What the task asks – Can you write out the whole listing exactly?
****************
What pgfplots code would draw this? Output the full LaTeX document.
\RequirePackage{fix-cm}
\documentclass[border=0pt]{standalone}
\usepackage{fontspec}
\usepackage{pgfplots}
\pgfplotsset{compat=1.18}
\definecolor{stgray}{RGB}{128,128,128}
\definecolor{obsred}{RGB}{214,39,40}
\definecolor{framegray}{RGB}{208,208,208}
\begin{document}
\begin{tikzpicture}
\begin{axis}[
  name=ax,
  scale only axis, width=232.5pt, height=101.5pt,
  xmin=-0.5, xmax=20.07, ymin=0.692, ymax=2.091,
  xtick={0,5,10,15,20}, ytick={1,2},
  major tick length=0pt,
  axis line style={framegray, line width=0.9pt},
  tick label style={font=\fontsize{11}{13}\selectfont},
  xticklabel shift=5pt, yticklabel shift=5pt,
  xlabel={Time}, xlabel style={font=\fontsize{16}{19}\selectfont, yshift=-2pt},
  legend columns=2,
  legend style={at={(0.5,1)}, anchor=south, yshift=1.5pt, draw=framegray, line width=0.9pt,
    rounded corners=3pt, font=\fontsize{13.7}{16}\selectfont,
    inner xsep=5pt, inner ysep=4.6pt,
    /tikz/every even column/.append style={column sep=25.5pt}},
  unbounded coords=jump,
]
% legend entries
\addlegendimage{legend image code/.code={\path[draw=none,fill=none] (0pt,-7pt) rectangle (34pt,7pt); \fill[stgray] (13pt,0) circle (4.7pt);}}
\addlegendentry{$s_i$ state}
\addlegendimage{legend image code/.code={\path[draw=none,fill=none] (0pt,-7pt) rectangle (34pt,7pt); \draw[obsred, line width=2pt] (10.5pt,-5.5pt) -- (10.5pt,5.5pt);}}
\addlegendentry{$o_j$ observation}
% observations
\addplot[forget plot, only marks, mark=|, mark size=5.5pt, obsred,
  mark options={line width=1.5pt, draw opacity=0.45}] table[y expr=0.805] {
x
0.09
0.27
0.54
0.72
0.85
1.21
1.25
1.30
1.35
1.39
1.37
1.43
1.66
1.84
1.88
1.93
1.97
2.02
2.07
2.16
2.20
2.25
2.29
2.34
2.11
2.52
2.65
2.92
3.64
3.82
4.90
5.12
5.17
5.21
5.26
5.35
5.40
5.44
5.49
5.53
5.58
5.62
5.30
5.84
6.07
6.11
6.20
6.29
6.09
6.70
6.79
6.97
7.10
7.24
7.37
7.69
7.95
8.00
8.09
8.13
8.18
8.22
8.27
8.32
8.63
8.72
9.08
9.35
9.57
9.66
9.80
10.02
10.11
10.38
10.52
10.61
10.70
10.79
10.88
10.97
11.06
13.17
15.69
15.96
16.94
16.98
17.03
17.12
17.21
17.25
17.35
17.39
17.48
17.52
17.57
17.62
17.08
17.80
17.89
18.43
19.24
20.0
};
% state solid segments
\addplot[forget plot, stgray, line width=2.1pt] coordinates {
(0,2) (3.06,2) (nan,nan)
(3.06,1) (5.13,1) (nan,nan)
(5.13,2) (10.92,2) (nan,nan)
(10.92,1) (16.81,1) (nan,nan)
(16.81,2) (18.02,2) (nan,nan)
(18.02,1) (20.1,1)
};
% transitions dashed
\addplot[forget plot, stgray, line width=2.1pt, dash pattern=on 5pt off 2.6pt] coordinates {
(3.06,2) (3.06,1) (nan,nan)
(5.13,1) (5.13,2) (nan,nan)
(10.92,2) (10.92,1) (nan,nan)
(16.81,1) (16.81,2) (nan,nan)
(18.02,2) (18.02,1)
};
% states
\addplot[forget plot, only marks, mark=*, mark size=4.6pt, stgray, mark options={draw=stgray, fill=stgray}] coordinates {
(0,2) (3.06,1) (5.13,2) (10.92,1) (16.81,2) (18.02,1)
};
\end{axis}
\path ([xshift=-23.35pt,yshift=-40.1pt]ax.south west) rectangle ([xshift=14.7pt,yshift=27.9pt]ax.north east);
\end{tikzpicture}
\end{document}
****************
Final result –
What pgfplots code would draw this? Output the full LaTeX document.
\RequirePackage{fix-cm}
\documentclass[border=0pt]{standalone}
\usepackage{fontspec}
\usepackage{pgfplots}
\pgfplotsset{compat=1.18}
\definecolor{stgray}{RGB}{128,128,128}
\definecolor{obsred}{RGB}{214,39,40}
\definecolor{framegray}{RGB}{208,208,208}
\begin{document}
\begin{tikzpicture}
\begin{axis}[
  name=ax,
  scale only axis, width=232.5pt, height=101.5pt,
  xmin=-0.5, xmax=20.07, ymin=0.692, ymax=2.091,
  xtick={0,5,10,15,20}, ytick={1,2},
  major tick length=0pt,
  axis line style={framegray, line width=0.9pt},
  tick label style={font=\fontsize{11}{13}\selectfont},
  xticklabel shift=5pt, yticklabel shift=5pt,
  xlabel={Time}, xlabel style={font=\fontsize{16}{19}\selectfont, yshift=-2pt},
  legend columns=2,
  legend style={at={(0.5,1)}, anchor=south, yshift=1.5pt, draw=framegray, line width=0.9pt,
    rounded corners=3pt, font=\fontsize{13.7}{16}\selectfont,
    inner xsep=5pt, inner ysep=4.6pt,
    /tikz/every even column/.append style={column sep=25.5pt}},
  unbounded coords=jump,
]
% legend entries
\addlegendimage{legend image code/.code={\path[draw=none,fill=none] (0pt,-7pt) rectangle (34pt,7pt); \fill[stgray] (13pt,0) circle (4.7pt);}}
\addlegendentry{$s_i$ state}
\addlegendimage{legend image code/.code={\path[draw=none,fill=none] (0pt,-7pt) rectangle (34pt,7pt); \draw[obsred, line width=2pt] (10.5pt,-5.5pt) -- (10.5pt,5.5pt);}}
\addlegendentry{$o_j$ observation}
% observations
\addplot[forget plot, only marks, mark=|, mark size=5.5pt, obsred,
  mark options={line width=1.5pt, draw opacity=0.45}] table[y expr=0.805] {
x
0.09
0.27
0.54
0.72
0.85
1.21
1.25
1.30
1.35
1.39
1.37
1.43
1.66
1.84
1.88
1.93
1.97
2.02
2.07
2.16
2.20
2.25
2.29
2.34
2.11
2.52
2.65
2.92
3.64
3.82
4.90
5.12
5.17
5.21
5.26
5.35
5.40
5.44
5.49
5.53
5.58
5.62
5.30
5.84
6.07
6.11
6.20
6.29
6.09
6.70
6.79
6.97
7.10
7.24
7.37
7.69
7.95
8.00
8.09
8.13
8.18
8.22
8.27
8.32
8.63
8.72
9.08
9.35
9.57
9.66
9.80
10.02
10.11
10.38
10.52
10.61
10.70
10.79
10.88
10.97
11.06
13.17
15.69
15.96
16.94
16.98
17.03
17.12
17.21
17.25
17.35
17.39
17.48
17.52
17.57
17.62
17.08
17.80
17.89
18.43
19.24
20.0
};
% state solid segments
\addplot[forget plot, stgray, line width=2.1pt] coordinates {
(0,2) (3.06,2) (nan,nan)
(3.06,1) (5.13,1) (nan,nan)
(5.13,2) (10.92,2) (nan,nan)
(10.92,1) (16.81,1) (nan,nan)
(16.81,2) (18.02,2) (nan,nan)
(18.02,1) (20.1,1)
};
% transitions dashed
\addplot[forget plot, stgray, line width=2.1pt, dash pattern=on 5pt off 2.6pt] coordinates {
(3.06,2) (3.06,1) (nan,nan)
(5.13,1) (5.13,2) (nan,nan)
(10.92,2) (10.92,1) (nan,nan)
(16.81,1) (16.81,2) (nan,nan)
(18.02,2) (18.02,1)
};
% states
\addplot[forget plot, only marks, mark=*, mark size=4.6pt, stgray, mark options={draw=stgray, fill=stgray}] coordinates {
(0,2) (3.06,1) (5.13,2) (10.92,1) (16.81,2) (18.02,1)
};
\end{axis}
\path ([xshift=-23.35pt,yshift=-40.1pt]ax.south west) rectangle ([xshift=14.7pt,yshift=27.9pt]ax.north east);
\end{tikzpicture}
\end{document}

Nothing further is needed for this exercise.